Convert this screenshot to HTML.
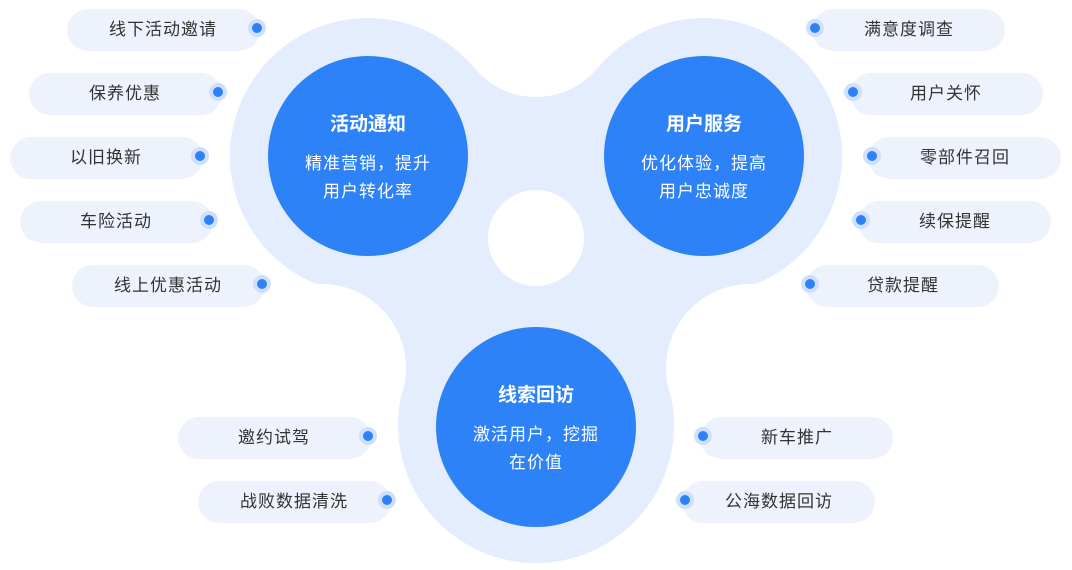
<!DOCTYPE html>
<html><head><meta charset="utf-8"><style>
html,body{margin:0;padding:0;background:#fff;}
body{width:1072px;height:565px;overflow:hidden;font-family:"Liberation Sans","Noto Sans CJK SC",sans-serif;}
</style></head><body>
<svg width="1072" height="565" viewBox="0 0 1072 565" xmlns="http://www.w3.org/2000/svg" font-family="Liberation Sans, Noto Sans CJK SC, sans-serif">
<g fill="#e3edfd">
<circle cx="368" cy="156" r="138"/>
<circle cx="704" cy="156" r="138"/>
<circle cx="536" cy="425" r="138"/>
<polygon points="368,156 474,68 598,68 704,156 732,291 670,390 536,425 402,390 340,291"/>
</g>
<g fill="#fff">
<circle cx="536" cy="17" r="80"/>
<circle cx="322" cy="368" r="84"/>
<circle cx="750" cy="368" r="84"/>
<circle cx="536" cy="238" r="48"/>
</g>
<g fill="#2e82f7">
<circle cx="368" cy="156" r="100"/>
<circle cx="704" cy="156" r="100"/>
<circle cx="536" cy="427" r="100"/>
</g>
<g fill="#fff" text-anchor="middle">
<text x="368" y="130" font-size="19" font-weight="bold">活动通知</text>
<text x="368" y="169" font-size="17" letter-spacing="1">精准营销，提升</text>
<text x="368" y="197" font-size="17" letter-spacing="1">用户转化率</text>
<text x="704" y="130" font-size="19" font-weight="bold">用户服务</text>
<text x="704" y="169" font-size="17" letter-spacing="1">优化体验，提高</text>
<text x="704" y="197" font-size="17" letter-spacing="1">用户忠诚度</text>
<text x="536" y="401" font-size="19" font-weight="bold">线索回访</text>
<text x="536" y="440" font-size="17" letter-spacing="1">激活用户，挖掘</text>
<text x="536" y="468" font-size="17" letter-spacing="1">在价值</text>
</g>
<g font-size="17" fill="#333" text-anchor="middle" letter-spacing="1">
<g><rect x="67" y="9" width="193" height="42" rx="21" fill="#edf2fd"/><text x="163" y="35">线下活动邀请</text><circle cx="257" cy="28" r="9" fill="#cfe0fc"/><circle cx="257" cy="28" r="5" fill="#2e82f7"/></g>
<g><rect x="29" y="73" width="193" height="42" rx="21" fill="#edf2fd"/><text x="125" y="99">保养优惠</text><circle cx="218" cy="92" r="9" fill="#cfe0fc"/><circle cx="218" cy="92" r="5" fill="#2e82f7"/></g>
<g><rect x="10" y="137" width="193" height="42" rx="21" fill="#edf2fd"/><text x="106" y="163">以旧换新</text><circle cx="200" cy="156" r="9" fill="#cfe0fc"/><circle cx="200" cy="156" r="5" fill="#2e82f7"/></g>
<g><rect x="20" y="201" width="193" height="42" rx="21" fill="#edf2fd"/><text x="116" y="227">车险活动</text><circle cx="209" cy="220" r="9" fill="#cfe0fc"/><circle cx="209" cy="220" r="5" fill="#2e82f7"/></g>
<g><rect x="72" y="265" width="193" height="42" rx="21" fill="#edf2fd"/><text x="168" y="291">线上优惠活动</text><circle cx="262" cy="284" r="9" fill="#cfe0fc"/><circle cx="262" cy="284" r="5" fill="#2e82f7"/></g>
<g><rect x="178" y="417" width="193" height="42" rx="21" fill="#edf2fd"/><text x="274" y="443">邀约试驾</text><circle cx="368" cy="436" r="9" fill="#cfe0fc"/><circle cx="368" cy="436" r="5" fill="#2e82f7"/></g>
<g><rect x="198" y="481" width="193" height="42" rx="21" fill="#edf2fd"/><text x="294" y="507">战败数据清洗</text><circle cx="387" cy="500" r="9" fill="#cfe0fc"/><circle cx="387" cy="500" r="5" fill="#2e82f7"/></g>
<g><rect x="812" y="9" width="193" height="42" rx="21" fill="#edf2fd"/><text x="909" y="35">满意度调查</text><circle cx="815" cy="28" r="9" fill="#cfe0fc"/><circle cx="815" cy="28" r="5" fill="#2e82f7"/></g>
<g><rect x="850" y="73" width="193" height="42" rx="21" fill="#edf2fd"/><text x="946" y="99">用户关怀</text><circle cx="853" cy="92" r="9" fill="#cfe0fc"/><circle cx="853" cy="92" r="5" fill="#2e82f7"/></g>
<g><rect x="868" y="137" width="193" height="42" rx="21" fill="#edf2fd"/><text x="965" y="163">零部件召回</text><circle cx="872" cy="156" r="9" fill="#cfe0fc"/><circle cx="872" cy="156" r="5" fill="#2e82f7"/></g>
<g><rect x="858" y="201" width="193" height="42" rx="21" fill="#edf2fd"/><text x="955" y="227">续保提醒</text><circle cx="861" cy="220" r="9" fill="#cfe0fc"/><circle cx="861" cy="220" r="5" fill="#2e82f7"/></g>
<g><rect x="806" y="265" width="193" height="42" rx="21" fill="#edf2fd"/><text x="903" y="291">贷款提醒</text><circle cx="810" cy="284" r="9" fill="#cfe0fc"/><circle cx="810" cy="284" r="5" fill="#2e82f7"/></g>
<g><rect x="700" y="417" width="193" height="42" rx="21" fill="#edf2fd"/><text x="797" y="443">新车推广</text><circle cx="703" cy="436" r="9" fill="#cfe0fc"/><circle cx="703" cy="436" r="5" fill="#2e82f7"/></g>
<g><rect x="682" y="481" width="193" height="42" rx="21" fill="#edf2fd"/><text x="779" y="507">公海数据回访</text><circle cx="685" cy="500" r="9" fill="#cfe0fc"/><circle cx="685" cy="500" r="5" fill="#2e82f7"/></g>
</g>
</svg>
</body></html>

━━━━━━━━━━━━━━━━━━━━

Exactly as written, return every line of the listing, but not the pictures.

Convert this screenshot to HTML.
<!DOCTYPE html>
<html><head><meta charset="utf-8"><style>
html,body{margin:0;padding:0;background:#fff;}
body{width:1072px;height:565px;overflow:hidden;font-family:"Liberation Sans","Noto Sans CJK SC",sans-serif;}
</style></head><body>
<svg width="1072" height="565" viewBox="0 0 1072 565" xmlns="http://www.w3.org/2000/svg" font-family="Liberation Sans, Noto Sans CJK SC, sans-serif">
<g fill="#e3edfd">
<circle cx="368" cy="156" r="138"/>
<circle cx="704" cy="156" r="138"/>
<circle cx="536" cy="425" r="138"/>
<polygon points="368,156 474,68 598,68 704,156 732,291 670,390 536,425 402,390 340,291"/>
</g>
<g fill="#fff">
<circle cx="536" cy="17" r="80"/>
<circle cx="322" cy="368" r="84"/>
<circle cx="750" cy="368" r="84"/>
<circle cx="536" cy="238" r="48"/>
</g>
<g fill="#2e82f7">
<circle cx="368" cy="156" r="100"/>
<circle cx="704" cy="156" r="100"/>
<circle cx="536" cy="427" r="100"/>
</g>
<g fill="#fff" text-anchor="middle">
<text x="368" y="130" font-size="19" font-weight="bold">活动通知</text>
<text x="368" y="169" font-size="17" letter-spacing="1">精准营销，提升</text>
<text x="368" y="197" font-size="17" letter-spacing="1">用户转化率</text>
<text x="704" y="130" font-size="19" font-weight="bold">用户服务</text>
<text x="704" y="169" font-size="17" letter-spacing="1">优化体验，提高</text>
<text x="704" y="197" font-size="17" letter-spacing="1">用户忠诚度</text>
<text x="536" y="401" font-size="19" font-weight="bold">线索回访</text>
<text x="536" y="440" font-size="17" letter-spacing="1">激活用户，挖掘</text>
<text x="536" y="468" font-size="17" letter-spacing="1">在价值</text>
</g>
<g font-size="17" fill="#333" text-anchor="middle" letter-spacing="1">
<g><rect x="67" y="9" width="193" height="42" rx="21" fill="#edf2fd"/><text x="163" y="35">线下活动邀请</text><circle cx="257" cy="28" r="9" fill="#cfe0fc"/><circle cx="257" cy="28" r="5" fill="#2e82f7"/></g>
<g><rect x="29" y="73" width="193" height="42" rx="21" fill="#edf2fd"/><text x="125" y="99">保养优惠</text><circle cx="218" cy="92" r="9" fill="#cfe0fc"/><circle cx="218" cy="92" r="5" fill="#2e82f7"/></g>
<g><rect x="10" y="137" width="193" height="42" rx="21" fill="#edf2fd"/><text x="106" y="163">以旧换新</text><circle cx="200" cy="156" r="9" fill="#cfe0fc"/><circle cx="200" cy="156" r="5" fill="#2e82f7"/></g>
<g><rect x="20" y="201" width="193" height="42" rx="21" fill="#edf2fd"/><text x="116" y="227">车险活动</text><circle cx="209" cy="220" r="9" fill="#cfe0fc"/><circle cx="209" cy="220" r="5" fill="#2e82f7"/></g>
<g><rect x="72" y="265" width="193" height="42" rx="21" fill="#edf2fd"/><text x="168" y="291">线上优惠活动</text><circle cx="262" cy="284" r="9" fill="#cfe0fc"/><circle cx="262" cy="284" r="5" fill="#2e82f7"/></g>
<g><rect x="178" y="417" width="193" height="42" rx="21" fill="#edf2fd"/><text x="274" y="443">邀约试驾</text><circle cx="368" cy="436" r="9" fill="#cfe0fc"/><circle cx="368" cy="436" r="5" fill="#2e82f7"/></g>
<g><rect x="198" y="481" width="193" height="42" rx="21" fill="#edf2fd"/><text x="294" y="507">战败数据清洗</text><circle cx="387" cy="500" r="9" fill="#cfe0fc"/><circle cx="387" cy="500" r="5" fill="#2e82f7"/></g>
<g><rect x="812" y="9" width="193" height="42" rx="21" fill="#edf2fd"/><text x="909" y="35">满意度调查</text><circle cx="815" cy="28" r="9" fill="#cfe0fc"/><circle cx="815" cy="28" r="5" fill="#2e82f7"/></g>
<g><rect x="850" y="73" width="193" height="42" rx="21" fill="#edf2fd"/><text x="946" y="99">用户关怀</text><circle cx="853" cy="92" r="9" fill="#cfe0fc"/><circle cx="853" cy="92" r="5" fill="#2e82f7"/></g>
<g><rect x="868" y="137" width="193" height="42" rx="21" fill="#edf2fd"/><text x="965" y="163">零部件召回</text><circle cx="872" cy="156" r="9" fill="#cfe0fc"/><circle cx="872" cy="156" r="5" fill="#2e82f7"/></g>
<g><rect x="858" y="201" width="193" height="42" rx="21" fill="#edf2fd"/><text x="955" y="227">续保提醒</text><circle cx="861" cy="220" r="9" fill="#cfe0fc"/><circle cx="861" cy="220" r="5" fill="#2e82f7"/></g>
<g><rect x="806" y="265" width="193" height="42" rx="21" fill="#edf2fd"/><text x="903" y="291">贷款提醒</text><circle cx="810" cy="284" r="9" fill="#cfe0fc"/><circle cx="810" cy="284" r="5" fill="#2e82f7"/></g>
<g><rect x="700" y="417" width="193" height="42" rx="21" fill="#edf2fd"/><text x="797" y="443">新车推广</text><circle cx="703" cy="436" r="9" fill="#cfe0fc"/><circle cx="703" cy="436" r="5" fill="#2e82f7"/></g>
<g><rect x="682" y="481" width="193" height="42" rx="21" fill="#edf2fd"/><text x="779" y="507">公海数据回访</text><circle cx="685" cy="500" r="9" fill="#cfe0fc"/><circle cx="685" cy="500" r="5" fill="#2e82f7"/></g>
</g>
</svg>
</body></html>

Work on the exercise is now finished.